President of the World Bank urged to adopt the recommendations of the World Commission on Dams during the opening of a meeting between the Nile Basin countries in Geneva
26. June 2001
More than six months after the publication of the World Commission on Dam's final report, the World Bank still doesn't support its guidelines. "It discredits three years of exemplary work which has led all the stakeholders of the very controversial topic of big dams to work together in order to forge a new consensus" said Thierry Pellet of the Berne Declaration. "These hesitations are to be deplored even more that the World Bank greatly supported the process" he added.
In a letter to President J. Wolfensohn last March, 85 NGOs and movements from 30 countries protested against that position, qualified as "ill-advised, disappointing and in parts inappropriate"

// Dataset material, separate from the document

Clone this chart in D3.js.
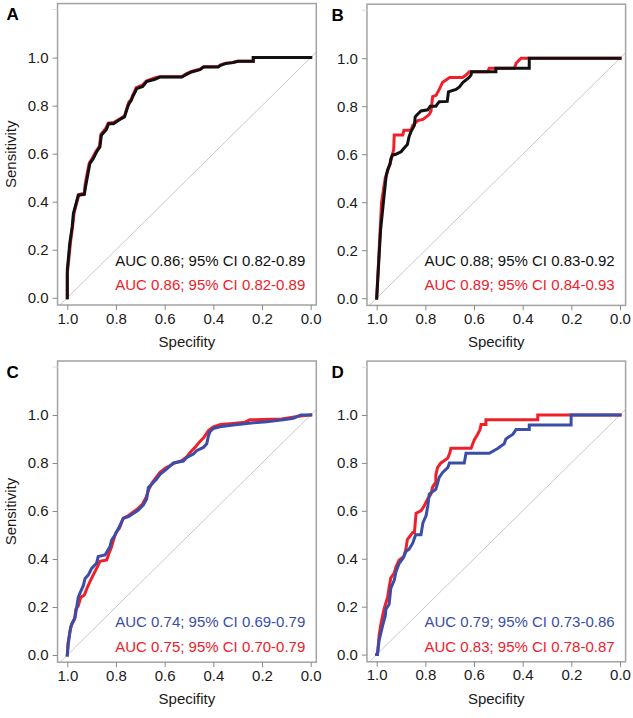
<!DOCTYPE html>
<html><head><meta charset="utf-8">
<script src="https://cdn.jsdelivr.net/npm/d3@7"></script>
<style>
body{margin:0;background:#fff}
svg{display:block;font-family:"Liberation Sans",Arial,sans-serif}
</style>
</head><body>
<svg id="chart" width="633" height="718"></svg>
<script>
// ---------- data (specificity, sensitivity) ----------
const panelLetters = ["A", "B", "C", "D"];
const xTicks = [1.0, 0.8, 0.6, 0.4, 0.2, 0.0];
const yTicks = [0.0, 0.2, 0.4, 0.6, 0.8, 1.0];

const rocA_red = [[1,0],[1,0.10],[0.993,0.17],[0.987,0.23],[0.978,0.30],[0.972,0.355],[0.96,0.40],[0.952,0.43],[0.93,0.435],[0.927,0.47],[0.918,0.52],[0.91,0.56],[0.895,0.585],[0.882,0.61],[0.868,0.63],[0.862,0.68],[0.842,0.705],[0.832,0.727],[0.81,0.73],[0.78,0.747],[0.765,0.757],[0.752,0.80],[0.747,0.815],[0.738,0.825],[0.732,0.842],[0.722,0.862],[0.717,0.875],[0.692,0.885],[0.676,0.902],[0.642,0.915],[0.62,0.92],[0.53,0.92],[0.512,0.932],[0.49,0.942],[0.455,0.952],[0.44,0.962],[0.38,0.963],[0.37,0.97],[0.35,0.977],[0.32,0.98],[0.30,0.985],[0.236,0.985],[0.236,1],[0,1]];
const rocA_black = [[1,0],[1,0.115],[0.995,0.17],[0.99,0.226],[0.98,0.295],[0.975,0.351],[0.962,0.40],[0.955,0.427],[0.93,0.43],[0.925,0.462],[0.915,0.517],[0.907,0.56],[0.893,0.58],[0.88,0.607],[0.866,0.628],[0.86,0.677],[0.84,0.70],[0.83,0.725],[0.81,0.725],[0.78,0.745],[0.765,0.753],[0.75,0.80],[0.745,0.81],[0.737,0.822],[0.73,0.84],[0.72,0.86],[0.715,0.871],[0.69,0.88],[0.674,0.90],[0.64,0.91],[0.62,0.919],[0.53,0.919],[0.51,0.93],[0.49,0.94],[0.455,0.95],[0.44,0.961],[0.38,0.961],[0.37,0.968],[0.35,0.975],[0.32,0.979],[0.30,0.985],[0.236,0.985],[0.236,1],[0,1]];

const rocB_red = [[1,0],[0.99,0.2],[0.98,0.4],[0.965,0.5],[0.955,0.53],[0.945,0.56],[0.935,0.6],[0.93,0.62],[0.928,0.68],[0.893,0.68],[0.888,0.70],[0.859,0.70],[0.852,0.72],[0.831,0.74],[0.81,0.745],[0.784,0.765],[0.777,0.78],[0.77,0.84],[0.756,0.845],[0.743,0.87],[0.729,0.90],[0.70,0.92],[0.647,0.92],[0.633,0.93],[0.619,0.944],[0.544,0.944],[0.537,0.958],[0.434,0.958],[0.427,0.979],[0.407,1],[0,1]];
const rocB_black = [[1,0],[0.984,0.285],[0.97,0.423],[0.962,0.50],[0.96,0.514],[0.955,0.535],[0.945,0.56],[0.942,0.58],[0.935,0.597],[0.921,0.60],[0.90,0.61],[0.888,0.625],[0.874,0.64],[0.867,0.673],[0.859,0.694],[0.845,0.72],[0.842,0.755],[0.838,0.76],[0.818,0.78],[0.79,0.785],[0.78,0.80],[0.757,0.80],[0.743,0.819],[0.71,0.82],[0.705,0.86],[0.674,0.87],[0.66,0.88],[0.645,0.90],[0.62,0.92],[0.612,0.93],[0.61,0.944],[0.51,0.944],[0.51,0.958],[0.373,0.958],[0.373,1],[0,1]];

const rocC_red = [[1,0],[0.997,0.05],[0.99,0.09],[0.985,0.12],[0.97,0.15],[0.965,0.19],[0.955,0.205],[0.945,0.24],[0.93,0.25],[0.92,0.276],[0.905,0.31],[0.89,0.34],[0.875,0.37],[0.866,0.39],[0.838,0.396],[0.83,0.42],[0.818,0.451],[0.81,0.48],[0.80,0.51],[0.785,0.53],[0.77,0.57],[0.75,0.58],[0.73,0.595],[0.71,0.61],[0.69,0.63],[0.675,0.66],[0.665,0.69],[0.65,0.72],[0.635,0.74],[0.62,0.76],[0.595,0.78],[0.575,0.79],[0.56,0.80],[0.53,0.81],[0.51,0.825],[0.49,0.85],[0.475,0.865],[0.455,0.89],[0.44,0.905],[0.42,0.935],[0.40,0.951],[0.37,0.96],[0.32,0.965],[0.27,0.97],[0.25,0.98],[0.12,0.983],[0.08,0.99],[0.05,0.995],[0,1]];
const rocC_blue = [[1,0],[0.996,0.046],[0.989,0.101],[0.982,0.129],[0.968,0.157],[0.955,0.24],[0.947,0.26],[0.934,0.29],[0.927,0.319],[0.914,0.333],[0.9,0.361],[0.88,0.382],[0.873,0.41],[0.845,0.417],[0.825,0.451],[0.818,0.479],[0.804,0.50],[0.79,0.527],[0.777,0.555],[0.77,0.569],[0.749,0.576],[0.729,0.59],[0.708,0.604],[0.688,0.625],[0.674,0.65],[0.667,0.698],[0.653,0.712],[0.633,0.733],[0.619,0.753],[0.592,0.774],[0.578,0.788],[0.564,0.80],[0.523,0.808],[0.509,0.823],[0.482,0.837],[0.469,0.851],[0.441,0.865],[0.427,0.88],[0.421,0.91],[0.414,0.93],[0.40,0.944],[0.373,0.951],[0.318,0.958],[0.263,0.965],[0.181,0.972],[0.113,0.98],[0.071,0.986],[0.04,1],[0,1]];

const rocD_red = [[1,0],[0.997,0],[0.99,0.08],[0.984,0.12],[0.97,0.19],[0.955,0.24],[0.949,0.28],[0.942,0.32],[0.928,0.34],[0.921,0.366],[0.908,0.394],[0.888,0.41],[0.88,0.44],[0.874,0.48],[0.852,0.51],[0.845,0.51],[0.838,0.59],[0.818,0.60],[0.805,0.62],[0.79,0.65],[0.777,0.67],[0.77,0.70],[0.757,0.72],[0.757,0.75],[0.75,0.78],[0.736,0.80],[0.708,0.82],[0.70,0.84],[0.695,0.861],[0.612,0.861],[0.605,0.88],[0.599,0.896],[0.585,0.92],[0.575,0.94],[0.571,0.96],[0.551,0.96],[0.551,0.98],[0.338,0.98],[0.338,1],[0,1]];
const rocD_blue = [[1,0],[0.997,0],[0.99,0.06],[0.984,0.085],[0.976,0.12],[0.965,0.16],[0.962,0.19],[0.949,0.21],[0.942,0.277],[0.928,0.31],[0.921,0.345],[0.908,0.38],[0.893,0.40],[0.88,0.43],[0.867,0.44],[0.852,0.465],[0.84,0.50],[0.818,0.50],[0.81,0.55],[0.797,0.58],[0.79,0.62],[0.784,0.67],[0.757,0.69],[0.743,0.74],[0.729,0.76],[0.708,0.78],[0.701,0.80],[0.64,0.80],[0.633,0.84],[0.537,0.84],[0.503,0.86],[0.476,0.88],[0.469,0.90],[0.44,0.92],[0.427,0.94],[0.373,0.94],[0.373,0.958],[0.201,0.958],[0.201,1],[0,1]];

const aucA = ["AUC 0.86; 95% CI 0.82-0.89", "AUC 0.86; 95% CI 0.82-0.89"];
const aucB = ["AUC 0.88; 95% CI 0.83-0.92", "AUC 0.89; 95% CI 0.84-0.93"];
const aucC = ["AUC 0.74; 95% CI 0.69-0.79", "AUC 0.75; 95% CI 0.70-0.79"];
const aucD = ["AUC 0.79; 95% CI 0.73-0.86", "AUC 0.83; 95% CI 0.78-0.87"];

// ---------- styles / layout ----------
const COL = {black: "#111111", red: "#f0202a", blue: "#3a4ea8"};
const panels = [
  {letter: panelLetters[0], x0: 67.3, x1: 310.7, y0: 297.8, y1: 57.6, ylab: true,
   series: [{d: rocA_red, c: COL.red}, {d: rocA_black, c: COL.black}],
   auc: [{t: aucA[0], c: COL.black}, {t: aucA[1], c: COL.red}], aucY: [266, 289.5]},
  {letter: panelLetters[1], x0: 376.7, x1: 620, y0: 298.2, y1: 58.2, ylab: false,
   series: [{d: rocB_red, c: COL.red}, {d: rocB_black, c: COL.black}],
   auc: [{t: aucB[0], c: COL.black}, {t: aucB[1], c: COL.red}], aucY: [266, 289.5]},
  {letter: panelLetters[2], x0: 67.3, x1: 310.7, y0: 655, y1: 415, ylab: true,
   series: [{d: rocC_red, c: COL.red}, {d: rocC_blue, c: COL.blue}],
   auc: [{t: aucC[0], c: COL.blue}, {t: aucC[1], c: COL.red}], aucY: [627, 652]},
  {letter: panelLetters[3], x0: 376.7, x1: 620, y0: 654.6, y1: 415, ylab: false,
   series: [{d: rocD_red, c: COL.red}, {d: rocD_blue, c: COL.blue}],
   auc: [{t: aucD[0], c: COL.blue}, {t: aucD[1], c: COL.red}], aucY: [627, 652]}
];

const svg = d3.select("#chart");
const fmt = d3.format(".1f");

panels.forEach((p, i) => {
  const xs = d3.scaleLinear().domain([1, 0]).range([p.x0, p.x1]);
  const ys = d3.scaleLinear().domain([0, 1]).range([p.y0, p.y1]);
  const bx0 = xs(1.04), bx1 = xs(-0.023), by0 = ys(1.225), by1 = ys(-0.03);
  const g = svg.append("g");

  // clip
  const cid = "clip" + i;
  svg.append("clipPath").attr("id", cid).append("rect")
    .attr("x", bx0).attr("y", by0).attr("width", bx1 - bx0).attr("height", by1 - by0);

  // diagonal reference line
  g.append("line").attr("clip-path", `url(#${cid})`)
    .attr("x1", xs(1.1)).attr("y1", ys(-0.1)).attr("x2", xs(-0.1)).attr("y2", ys(1.1))
    .attr("stroke", "#c9c9c9").attr("stroke-width", 1);

  // curves
  const line = d3.line().x(d => xs(d[0])).y(d => ys(d[1]));
  p.series.forEach(s => {
    g.append("path").datum(s.d).attr("d", line)
      .attr("fill", "none").attr("stroke", s.c).attr("stroke-width", 3)
      .attr("stroke-linejoin", "miter").attr("stroke-linecap", "square");
  });

  // box
  g.append("rect").attr("x", bx0).attr("y", by0).attr("width", bx1 - bx0).attr("height", by1 - by0)
    .attr("fill", "none").attr("stroke", "#a3a3a3").attr("stroke-width", 1.5);

  // y axis
  const ya = g.append("g").attr("transform", `translate(${bx0},0)`)
    .call(d3.axisLeft(ys).tickValues(yTicks).tickSize(5).tickPadding(4).tickFormat(fmt));
  ya.select(".domain").remove();
  ya.selectAll(".tick line").attr("stroke", "#8a8a8a");
  ya.selectAll(".tick text").attr("fill", "#1a1a1a").style("font-size", "15px")
    .style("font-family", "'Liberation Sans',Arial,sans-serif");
  // faint unlabeled tick at 1.2
  g.append("line").attr("x1", bx0 - 5).attr("x2", bx0).attr("y1", ys(1.2)).attr("y2", ys(1.2))
    .attr("stroke", "#dddddd");

  // x axis
  const xa = g.append("g").attr("transform", `translate(0,${by1})`)
    .call(d3.axisBottom(xs).tickValues(xTicks).tickSize(5).tickPadding(3).tickFormat(fmt));
  xa.select(".domain").remove();
  xa.selectAll(".tick line").attr("stroke", "#8a8a8a");
  xa.selectAll(".tick text").attr("fill", "#1a1a1a").style("font-size", "15px")
    .style("font-family", "'Liberation Sans',Arial,sans-serif");

  // x title
  g.append("text").attr("x", (bx0 + bx1) / 2).attr("y", by1 + 42)
    .attr("text-anchor", "middle").attr("fill", "#1a1a1a").style("font-size", "15px")
    .text("Specifity");

  // y title
  if (p.ylab) {
    g.append("text").attr("transform", `translate(16,${(by0 + by1) / 2}) rotate(-90)`)
      .attr("text-anchor", "middle").attr("fill", "#1a1a1a").style("font-size", "15px")
      .text("Sensitivity");
  }

  // panel letter
  g.append("text").attr("x", i % 2 === 0 ? 6.5 : 331.5).attr("y", by0 + 16.5)
    .attr("fill", "#000").style("font-size", "17px").style("font-weight", "bold")
    .text(p.letter);

  // AUC labels
  p.auc.forEach((a, k) => {
    g.append("text").attr("x", bx1 - 11).attr("y", p.aucY[k])
      .attr("text-anchor", "end").attr("fill", a.c).style("font-size", "15px")
      .text(a.t);
  });
});
</script>
</body></html>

Christine Eberlein, of the Berne Declaration, invited the ten riparian countries of the Nile basin "to open their new ambitious collaboration by underlining the recommendations of the World Commission on Dams as a central reference". "We regret that the meeting largely ignores this key issue" she added "because the recommendations are important to ensure a sustainable collaboration between the riparian countries and all stakeholders" she concluded.
The Berne Declaration presented the example of the Bujagali dam in Uganda. It commented that "the project is too flawed to go ahead as planned". It does not meet the recommendations of the WCD and it does not respond directly to the core needs of the majority of Ugandans.